Market Review & Outlook

Macro Overview

  • Lower US interest rates have started to make their way into the global economy with US treasury yields moving materially lower during the third quarter. A combination of elevated real yields, modestly declining US employment, poor Chinese economic data and relatively stable inflation has allowed the Fed to embark on lowering rates. The market further expects several rate reductions in the upcoming quarters.
  • Long-awaited monetary stimulus is now underway in China. The risk of a doomsday scenario happening in China is being contained as Chinese leaders take action. Combined with lower US interest rates, the Chinese intervention further reduces the odds of trouble in emerging markets, or a global economic derailment. 
  • We suspect that both republican and democrat leaders will promote large budget deficits over the next several years. Both candidates are inclined to spend meaningfully on bringing back jobs to America (onshoring) and lowering commercial trade with China through tariffs. We continue to think that such actions are inflationary and hence should put a floor on US CPI at a level meaningfully higher than expected.
  • Several interest rate sensitive sectors joined the equity bull markets. Of particular interest to resources investors are pipeline, midstream and gold equities, which all moved meaningfully ahead of other sectors during the third quarter. Meanwhile, pro-inflation (and higher interest rates) sectors such as oil and gas substantially underperformed. 

Oil & Natural Gas

  • Chinese oil demand weakness is now apparent, leaving OPEC members as the balancing act.
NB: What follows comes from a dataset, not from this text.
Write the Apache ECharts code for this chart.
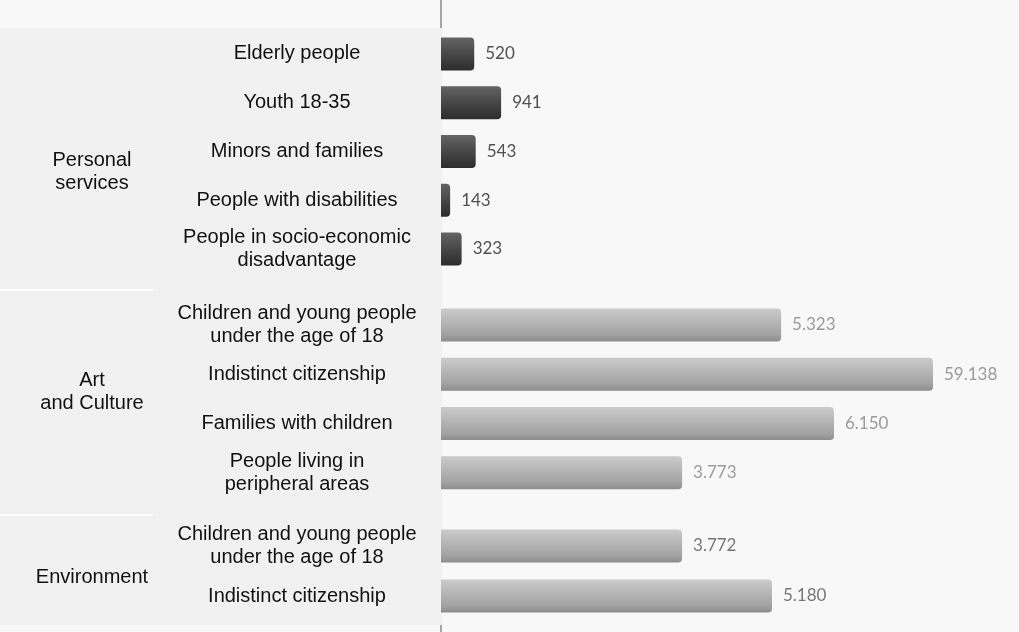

Saudi Arabia has long been asking fellow members to abide to their respective quotas but has experienced limited success in convincing them to do so. After several quarters, Saudi Arabia’s patience seems to have run out. We now expect additional production from Saudi Arabia to come to market over the coming quarters unless OPEC members can agree to manage their output. Without OPEC discipline or a strong rebound in global oil consumption, oil prices are likely to struggle over the next year.
  • Conversely, global gas consumption continues to move higher. 2025 should be another year of strong demand growth with several new LNG facilities starting in US, Canada and the Middle East. AI data centers, heavy industries, and the electrification of transport are pushing electricity demand higher in most countries, a trend unlikely to abate anytime soon.

Gold

  • The significant bull case for gold that we highlighted in prior commentaries appears to be coming to fruition as the combination of sustained systematic buying by (Asian) Central Banks, superimposed with rising Western world investment demand for gold as rates decline continues, aided by the first ‘jumbo’ rate cut by the U.S. Federal Reserve in September.
  • Spot buying from Chinese savers remain material and to date, Chinese stimulus measures have been insufficient to reverse negative trending consumer sentiment.
  • Regardless of the outcome of the upcoming U.S. elections, growing fiscal deficits are likely, which further supports the case for gold as a portfolio diversifier away from volatile bonds and currencies.
  • Gold equities are starting to outperform bullion as the market is just starting to reward their sharply increased free cash flow margins. With gold prices continuing their ascent in Q4 to date, we expect continued equity outperformance, provided that management teams maintain operational and capital allocation discipline.